● **YOUR INSTRUCTIONS**: Omit pictures and quote the listing below line by line, from its start through the line that holds "from matplotlib.patches import Rectangle".
## Begin DATA SECTION
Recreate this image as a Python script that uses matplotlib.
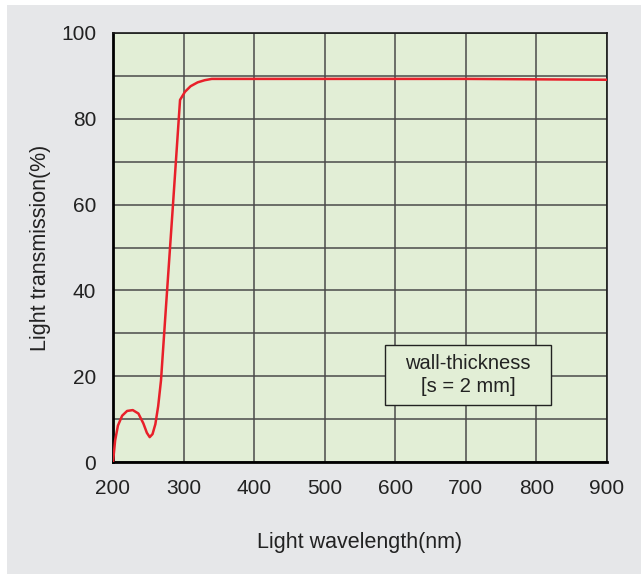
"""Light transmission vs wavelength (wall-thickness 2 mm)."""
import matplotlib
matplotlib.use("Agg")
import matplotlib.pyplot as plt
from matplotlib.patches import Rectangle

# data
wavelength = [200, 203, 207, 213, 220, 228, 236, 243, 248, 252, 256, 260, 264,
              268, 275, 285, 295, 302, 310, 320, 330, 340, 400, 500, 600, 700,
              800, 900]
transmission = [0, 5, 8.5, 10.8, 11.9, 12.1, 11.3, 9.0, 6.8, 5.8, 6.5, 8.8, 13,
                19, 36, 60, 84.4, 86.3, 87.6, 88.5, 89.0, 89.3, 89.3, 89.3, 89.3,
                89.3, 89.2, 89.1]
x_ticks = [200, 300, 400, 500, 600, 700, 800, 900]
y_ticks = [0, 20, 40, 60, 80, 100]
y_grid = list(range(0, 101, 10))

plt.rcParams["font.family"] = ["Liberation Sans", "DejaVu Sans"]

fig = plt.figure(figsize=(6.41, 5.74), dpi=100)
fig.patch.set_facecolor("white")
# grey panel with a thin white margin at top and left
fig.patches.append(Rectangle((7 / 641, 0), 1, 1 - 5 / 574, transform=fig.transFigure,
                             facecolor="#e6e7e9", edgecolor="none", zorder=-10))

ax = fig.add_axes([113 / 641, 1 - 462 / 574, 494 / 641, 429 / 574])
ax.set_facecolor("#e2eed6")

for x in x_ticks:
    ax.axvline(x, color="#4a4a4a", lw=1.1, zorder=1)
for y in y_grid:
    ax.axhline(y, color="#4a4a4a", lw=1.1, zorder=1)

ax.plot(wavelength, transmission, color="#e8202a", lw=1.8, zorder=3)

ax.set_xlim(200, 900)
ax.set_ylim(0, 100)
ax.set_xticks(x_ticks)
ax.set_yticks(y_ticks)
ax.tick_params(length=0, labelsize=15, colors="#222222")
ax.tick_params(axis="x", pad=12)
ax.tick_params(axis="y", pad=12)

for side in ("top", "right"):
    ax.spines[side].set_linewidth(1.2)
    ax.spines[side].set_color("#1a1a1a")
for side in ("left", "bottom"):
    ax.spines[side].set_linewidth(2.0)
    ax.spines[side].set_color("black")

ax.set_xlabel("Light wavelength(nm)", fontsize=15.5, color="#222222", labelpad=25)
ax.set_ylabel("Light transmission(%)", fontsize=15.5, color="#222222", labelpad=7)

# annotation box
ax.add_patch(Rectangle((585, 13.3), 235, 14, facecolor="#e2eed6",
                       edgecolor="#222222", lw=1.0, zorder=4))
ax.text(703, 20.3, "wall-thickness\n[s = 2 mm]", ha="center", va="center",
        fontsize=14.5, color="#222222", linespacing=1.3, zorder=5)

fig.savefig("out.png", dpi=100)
## End DATA SECTION
● **FINISHED EXERCISE**:
Recreate this image as a Python script that uses matplotlib.
"""Light transmission vs wavelength (wall-thickness 2 mm)."""
import matplotlib
matplotlib.use("Agg")
import matplotlib.pyplot as plt
from matplotlib.patches import Rectangle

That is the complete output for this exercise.